Bark, growth pattern, grain, and color all look like Siberian elm. Could be another type, but tough to say.


----------



## SkySkrape (Oct 8, 2013)

qbilder said:


> Bark, growth pattern, grain, and color all look like Siberian elm. Could be another type, but tough to say.


I'm starting to think this also...I'll have a better idea this weekend when I break into the logs


----------



## Steve Neul (Sep 2, 2011)

As grainy as it is it might be English walnut.


----------



## SkySkrape (Oct 8, 2013)

Steve Neul said:


> As grainy as it is it might be English walnut.


Thanks Steve...I just commented on your post in a diff thread...ya know, the one about Danish oils, wax, and such. Classic.


----------



## Manuka Jock (Jun 27, 2011)

Leaves , bark , seeds , fruit , branching pattern , leaf pattern , are all indicators of tree species .
There are times when those are a better identifier than grain alone .

There is no shortage of trees whose wood grain mimics that of a totally different species. 
A portion of the timber industry and it's customers rely on that .

SkySkrape,
did you bring any of the above back with you ?


----------



## SkySkrape (Oct 8, 2013)

Manuka Jock said:


> Leaves , bark , seeds , fruit , branching pattern , leaf pattern , are all indicators of tree species . There are times when those are a better identifier than grain alone . There is no shortage of trees whose wood grain mimics that of a totally different species. A portion of the timber industry and it's customers rely on that . SkySkrape, did you bring any of the above back with you ?

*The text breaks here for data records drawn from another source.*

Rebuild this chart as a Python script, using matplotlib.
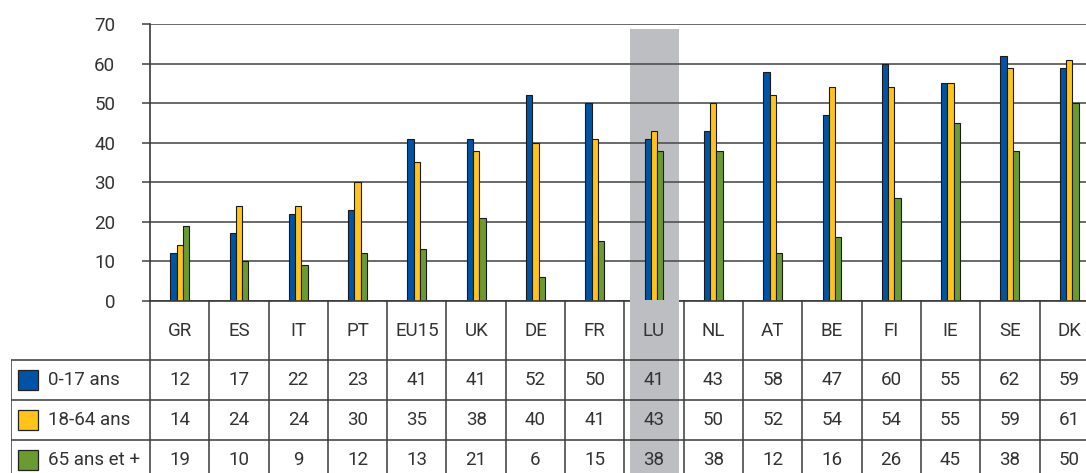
import matplotlib
matplotlib.use("Agg")
import matplotlib.pyplot as plt
from matplotlib.patches import Rectangle
import numpy as np

plt.rcParams['font.family'] = ['Roboto', 'DejaVu Sans']

categories = ["GR", "ES", "IT", "PT", "EU15", "UK", "DE", "FR", "LU",
              "NL", "AT", "BE", "FI", "IE", "SE", "DK"]
series_names = ["0-17 ans", "18-64 ans", "65 ans et +"]
age_0_17 = [12, 17, 22, 23, 41, 41, 52, 50, 41, 43, 58, 47, 60, 55, 62, 59]
age_18_64 = [14, 24, 24, 30, 35, 38, 40, 41, 43, 50, 52, 54, 54, 55, 59, 61]
age_65_plus = [19, 10, 9, 12, 13, 21, 6, 15, 38, 38, 12, 16, 26, 45, 38, 50]
highlight = "LU"
yticks = [0, 10, 20, 30, 40, 50, 60, 70]

series = [age_0_17, age_18_64, age_65_plus]
colors = ["#0053A5", "#FFC417", "#6A9B31"]
gray = "#BDBEC2"
line_c = "#3a3a3a"
text_c = "#333333"
fs = 13.5

W, H = 1086, 473
fig = plt.figure(figsize=(W / 100, H / 100), dpi=100)

col_w = 59.3
x0 = 150
n = len(categories)
# chart axes
ax = fig.add_axes([x0 / W, (H - 300.5) / H, n * col_w / W, 276.3 / H])
ax.set_xlim(0, n)
ax.set_ylim(0, 70)
hi = categories.index(highlight)
ax.axvspan(hi + 0.1, hi + 0.92, ymin=0, ymax=68.7 / 70, color=gray, zorder=0.2, lw=0)

bw = 0.106
idx = np.arange(n) + 0.5
for k, (vals, c) in enumerate(zip(series, colors)):
    ax.bar(idx + (k - 1) * bw, vals, width=bw, color=c, edgecolor="#1a1a1a",
           linewidth=0.8, zorder=2)

ax.set_yticks(yticks)
ax.set_yticklabels([str(v) for v in yticks], fontsize=fs, color=text_c)
ax.set_xticks([])
ax.yaxis.grid(True, color="#505050", lw=1.2)
ax.set_axisbelow(True)
ax.tick_params(axis="y", length=6, width=1.2, color="#505050", pad=19)
for s in ["top", "right"]:
    ax.spines[s].set_visible(False)
ax.spines["left"].set_color(line_c)
ax.spines["left"].set_linewidth(1.2)
ax.spines["bottom"].set_color(line_c)
ax.spines["bottom"].set_linewidth(1.2)

# table axes
tl = 11
tab_right = x0 + n * col_w
tax = fig.add_axes([tl / W, (H - 480) / H, (tab_right - tl) / W, 180 / H])
xmin = -(x0 - tl) / col_w
tax.set_xlim(xmin, n)
tax.set_ylim(180, 0)
tax.axis("off")
tax.add_patch(Rectangle((hi + 0.1, 0), 0.82, 180, color=gray, lw=0, zorder=0.2))

lkw = dict(color=line_c, lw=1.1, zorder=3, solid_capstyle="butt")
for y in [60, 100, 140, 180]:
    tax.plot([xmin, n], [y, y], **lkw)
for i in range(n + 1):
    tax.plot([i, i], [0, 180], **lkw)
tax.plot([xmin, xmin], [60, 180], **lkw)

for i, cat in enumerate(categories):
    tax.text(i + 0.5, 31, cat, ha="center", va="center", fontsize=fs, color=text_c, zorder=4)
row_y = [79.5, 120, 159.5]
for r, (vals, c, name) in enumerate(zip(series, colors, series_names)):
    y = row_y[r]
    for i, v in enumerate(vals):
        tax.text(i + 0.5, y, str(v), ha="center", va="center", fontsize=fs,
                 color=text_c, zorder=4)
    sx = xmin + 7 / col_w
    tax.add_patch(Rectangle((sx, y - 10), 20 / col_w, 20, facecolor=c,
                            edgecolor="#222222", lw=0.9, zorder=4))
    tax.text(xmin + 37 / col_w, y, name, ha="left", va="center", fontsize=fs,
             color=text_c, zorder=4)

fig.savefig("out.png", dpi=100)
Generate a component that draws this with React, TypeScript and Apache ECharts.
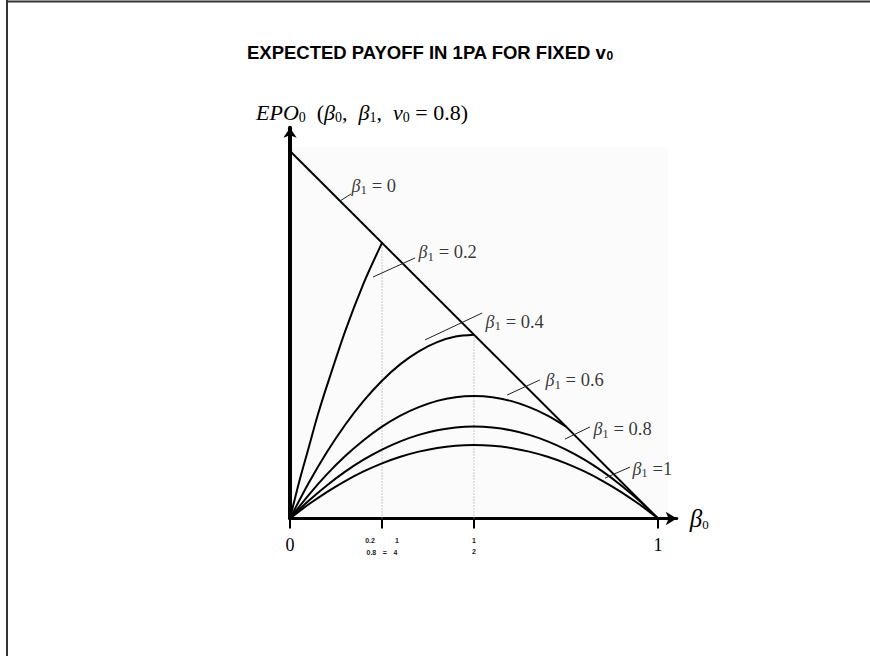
import React, { useEffect, useRef } from "react";
import * as echarts from "echarts";

// ---- data ----
const TITLE_MAIN = "EXPECTED PAYOFF IN 1PA FOR FIXED v";
const TITLE_SUB = "0";

// beta1 = 0 (straight diagonal)
const beta0Diag = [0, 1];
const payoffDiag = [1, 0];

// beta1 = 0.2
const beta0B02 = [0, 0.025, 0.05, 0.075, 0.1, 0.15, 0.2, 0.25];
const payoffB02 = [0, 0.1, 0.19, 0.28, 0.36, 0.51, 0.64, 0.75];

// beta1 = 0.4
const beta0B04 = [0, 0.05, 0.1, 0.15, 0.2, 0.25, 0.3, 0.35, 0.4, 0.45, 0.5];
const payoffB04 = [0, 0.095, 0.18, 0.255, 0.32, 0.375, 0.42, 0.455, 0.48, 0.495, 0.5];

// beta1 = 0.6
const beta0B06 = [0, 0.05, 0.1, 0.15, 0.2, 0.25, 0.3, 0.35, 0.4, 0.45, 0.5, 0.55, 0.6, 0.65, 0.7, 0.75];
const payoffB06 = [0, 0.063, 0.12, 0.17, 0.213, 0.25, 0.28, 0.303, 0.32, 0.33, 0.333, 0.33, 0.32, 0.303, 0.28, 0.25];

// beta1 = 0.8 and beta1 = 1
const beta0Full = [0, 0.05, 0.1, 0.15, 0.2, 0.25, 0.3, 0.35, 0.4, 0.45, 0.5, 0.55, 0.6, 0.65, 0.7, 0.75, 0.8, 0.85, 0.9, 0.95, 1];
const payoffB08 = [0, 0.0475, 0.09, 0.1275, 0.16, 0.1875, 0.21, 0.2275, 0.24, 0.2475, 0.25, 0.2475, 0.24, 0.2275, 0.21, 0.1875, 0.16, 0.1275, 0.09, 0.0475, 0];
const payoffB10 = [0, 0.038, 0.072, 0.102, 0.128, 0.15, 0.168, 0.182, 0.192, 0.198, 0.2, 0.198, 0.192, 0.182, 0.168, 0.15, 0.128, 0.102, 0.072, 0.038, 0];

// dotted guides
const guideX = [0.25, 0.5];
const guideTop = [0.75, 0.5];

// x tick values
const tickValues = [0, 0.25, 0.5, 1];

// curve labels (beta1 values)
const curveLabels = ["0", "0.2", "0.4", "0.6", "0.8", "1"];

// ---- annotation placement (data coordinates) ----
const labelAnchors = [
  [0.166, 0.905],
  [0.348, 0.725],
  [0.53, 0.535],
  [0.693, 0.3755],
  [0.823, 0.2435],
  [0.929, 0.135],
];
const leaderFrom = [
  [0.136, 0.864],
  [0.2255, 0.657],
  [0.367, 0.486],
  [0.59, 0.336],
  [0.747, 0.216],
  [0.856, 0.11],
];
const leaderTo = [
  [0.166, 0.883],
  [0.34, 0.709],
  [0.522, 0.559],
  [0.679, 0.377],
  [0.815, 0.249],
  [0.924, 0.14],
];

const zip = (xs: number[], ys: number[]) => xs.map((x, i) => [x, ys[i]]);

const SERIF = "'Liberation Serif', 'Times New Roman', serif";
const SANS = "'Liberation Sans', Arial, sans-serif";

export default function App() {
  const ref = useRef<HTMLDivElement>(null);

  useEffect(() => {
    if (!ref.current) return;
    const chart = echarts.init(ref.current, undefined, { renderer: "svg" });

    const curveStyle = { color: "#000", width: 2 };
    const curve = (name: string, data: number[][]) => ({
      name,
      type: "line",
      data,
      symbol: "none",
      smooth: 0.3,
      lineStyle: curveStyle,
      z: 3,
      silent: true,
    });

    const series: any[] = [
      curve("b0", zip(beta0Diag, payoffDiag)),
      curve("b02", zip(beta0B02, payoffB02)),
      curve("b04", zip(beta0B04, payoffB04)),
      curve("b06", zip(beta0B06, payoffB06)),
      curve("b08", zip(beta0Full, payoffB08)),
      curve("b10", zip(beta0Full, payoffB10)),
    ];

    guideX.forEach((gx, i) => {
      series.push({
        type: "line",
        data: [
          [gx, 0],
          [gx, guideTop[i]],
        ],
        symbol: "none",
        lineStyle: { color: "#999", width: 1, type: [1, 2] },
        z: 2,
        silent: true,
      });
    });

    leaderFrom.forEach((p, i) => {
      series.push({
        type: "line",
        data: [p, leaderTo[i]],
        symbol: "none",
        lineStyle: { color: "#222", width: 1 },
        z: 3,
        silent: true,
      });
    });

    series.push({
      type: "scatter",
      symbolSize: 1,
      itemStyle: { color: "rgba(0,0,0,0)" },
      silent: true,
      z: 4,
      data: labelAnchors.map((p, i) => ({
        value: p,
        label: {
          show: true,
          position: "right",
          distance: 0,
          formatter:
            curveLabels[i] === "1"
              ? "{b|β}{s|1}{t| =1}"
              : "{b|β}{s|1}{t| = " + curveLabels[i] + "}",
          rich: {
            b: { fontFamily: SERIF, fontSize: 18, fontStyle: "italic", color: "#000" },
            s: { fontFamily: SERIF, fontSize: 13, color: "#000", padding: [8, 0, 0, 0] },
            t: { fontFamily: SERIF, fontSize: 18.5, color: "#000" },
          },
        },
      })),
    });

    const option: any = {
      animation: false,
      backgroundColor: "#fff",
      title: {
        text: "{t|" + TITLE_MAIN + "}{s|" + TITLE_SUB + "}",
        left: 242,
        top: 37,
        textStyle: {
          rich: {
            t: { fontFamily: SANS, fontSize: 18.5, fontWeight: "bold", color: "#000" },
            s: { fontFamily: SANS, fontSize: 12, fontWeight: "bold", color: "#000", padding: [8, 0, 0, 0] },
          },
        },
      },
      grid: { left: 290, right: 193.2, top: 127.8, bottom: 137.5, containLabel: false },
      xAxis: {
        type: "value",
        min: 0,
        max: 1.051,
        splitLine: { show: false },
        name: "{b|β}{s|0}",
        nameLocation: "end",
        nameGap: 13,
        nameTextStyle: {
          rich: {
            b: { fontFamily: SERIF, fontSize: 25, fontStyle: "italic", color: "#000" },
            s: { fontFamily: SERIF, fontSize: 13, color: "#000", padding: [12, 0, 0, 0] },
          },
        },
        axisLine: {
          show: true,
          onZero: false,
          symbol: ["none", "arrow"],
          symbolSize: [10, 11],
          lineStyle: { color: "#000", width: 3 },
        },
        axisTick: {
          show: true,
          customValues: tickValues,
          length: 10,
          lineStyle: { color: "#000", width: 2 },
        },
        axisLabel: {
          show: true,
          customValues: tickValues,
          margin: 16,
          formatter: (v: number) => {
            if (v === 0) return "{n|0}";
            if (v === 1) return "{n|1}";
            if (v === 0.5) return "{f|1}\n{f|2}";
            return "{f|0.2}      {f|1}\n{f|0.8}  {f|=}  {f|4}";
          },
          rich: {
            n: { fontFamily: SERIF, fontSize: 18, lineHeight: 20, color: "#000" },
            f: { fontFamily: SANS, fontSize: 7, fontWeight: "bold", lineHeight: 11, color: "#222" },
          },
        },
      },
      yAxis: {
        type: "value",
        min: 0,
        max: 1.063,
        splitLine: { show: false },
        axisLine: {
          show: true,
          onZero: false,
          symbol: ["none", "arrow"],
          symbolSize: [10, 10],
          lineStyle: { color: "#000", width: 4 },
        },
        axisTick: { show: false },
        axisLabel: { show: false },
      },
      graphic: [
        {
          type: "rect",
          z: -10,
          silent: true,
          shape: { x: 292, y: 147, width: 376, height: 371 },
          style: { fill: "#fbfbfb" },
        },
        {
          type: "line",
          silent: true,
          shape: { x1: 6, y1: 1.5, x2: 870, y2: 1.5 },
          style: { stroke: "#333", lineWidth: 2 },
        },
        {
          type: "line",
          silent: true,
          shape: { x1: 7, y1: 0, x2: 7, y2: 656 },
          style: { stroke: "#333", lineWidth: 2 },
        },
        {
          type: "text",
          silent: true,
          x: 256,
          y: 100,
          style: {
            text:
              "{i|EPO}{s|0}{r|  (}{i|β}{s|0}{r|,  }{i|β}{s|1}{r|,  }{i|v}{s|0}{r| = 0.8)}",
            rich: {
              i: { fontFamily: SERIF, fontSize: 22, fontStyle: "italic", fill: "#000" },
              r: { fontFamily: SERIF, fontSize: 22, fill: "#000" },
              s: { fontFamily: SERIF, fontSize: 14, fill: "#000", padding: [10, 0, 0, 0] },
            },
          },
        },
      ],
      series,
    };

    chart.setOption(option);
    return () => chart.dispose();
  }, []);

  return (
    <div
      ref={ref}
      style={{ position: "absolute", left: 0, top: 0, width: 870, height: 656, background: "#fff" }}
    />
  );
}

Nope. All I have is the lumber and the guy's word on what he believes it is (and has believed for 30+ years)


----------



## Steve Neul (Sep 2, 2011)

SkySkrape said:


> Thanks Steve...I just commented on your post in a diff thread...ya know, the one about Danish oils, wax, and such. Classic.


Yea, it's a tough job but someone has to do it.


----------